Just such a debate is now taking place within Flemming's own organization. Researcher Duane Lindstrom of the commission's Midwest regional office has resigned in protest against what he calls the report's distortion. Said Lindstrom: "We were told beforehand by Washington that the purpose of the study was to show desegregation worked." Advisory committees in Illinois and Michigan have also denounced the report as biased in favor of good news.

Though all these critics support desegregation, they nonetheless accuse the commission of rigging the evidence. Produced by 162 commission staffers in ten months' time, the report based its findings on four hearings (in Boston, Louisville, Denver and Tampa, Fla.), four open meetings (in Berkeley, Calif, Minneapolis, Stamford, Conn., and Corpus Christi, Texas), a mail survey of 1,300 school districts, and analyses of 29 school districts scattered across the nation. But in a memo to the eight regional directors, the commission director of field operations, Isiah T. Creswell Jr., wrote: "In the hearings, the emphasis will be more on districts that have made positive steps toward desegregation, or that have achieved a relatively higher degree of desegregation with relatively fewer problems."

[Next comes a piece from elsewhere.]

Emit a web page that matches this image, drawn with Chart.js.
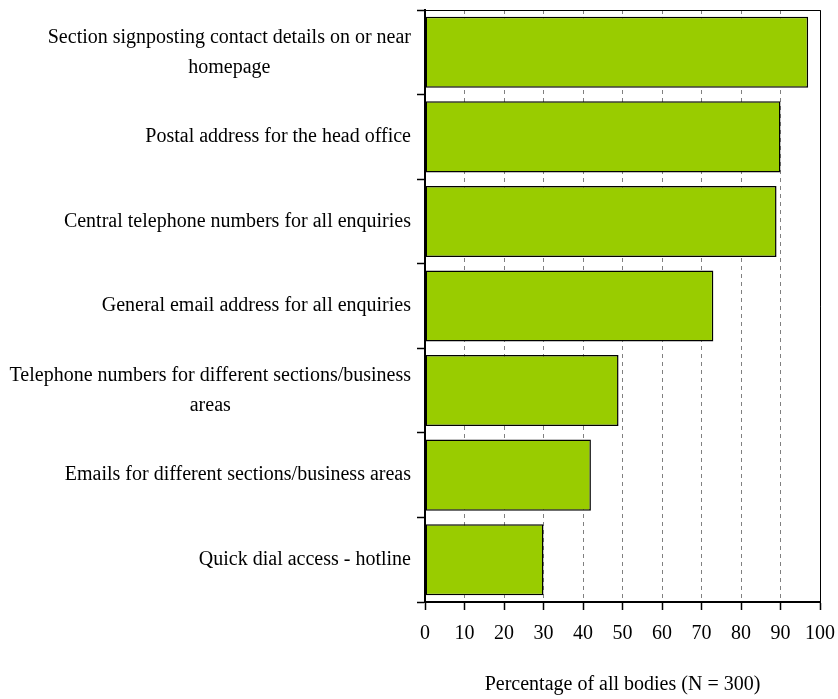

New Thrust. The four open meetings were intended to cover only districts where desegregation was working --in order to determine why it had worked--while the 29 case studies were to be divided among those districts where there had been no progress, moderate progress, and substantial progress. Yet, in the end, only three of the districts chosen fell into the first category.

Three weeks after the report was issued, the commission renewed its demands for favorable data. It sent to all the regional offices a memo titled "New Thrust Follow-Up," asking for reports on the "applicability of the commission's findings." Specifically, it directed: "Your monographs will show that desegregation has been successful at the local level for the reasons the commission reports, or that it can and will be more successful if local leadership responds as the commission recommends."

At Washington headquarters, the staffers' criticisms have put top officials on the defensive. Chairman Flemming, who instigated the hastily prepared report after being impressed by testimony at a 1975 commission hearing in Boston, concedes that "some of the writing in the memos was not good." But, he adds: "We obviously are advocates for the implementation of the Constitution. When we started this study we had a feeling there was more positive evidence for desegregation than appeared on the surface." Dissenter Lindstrom speaks for the critics, however, when he argues that it might have been possible to "prove the same damn thing" if the commission had used an unbiased approach. He adds: "I don't think the report proves desegregation does not work. It just doesn't prove anything."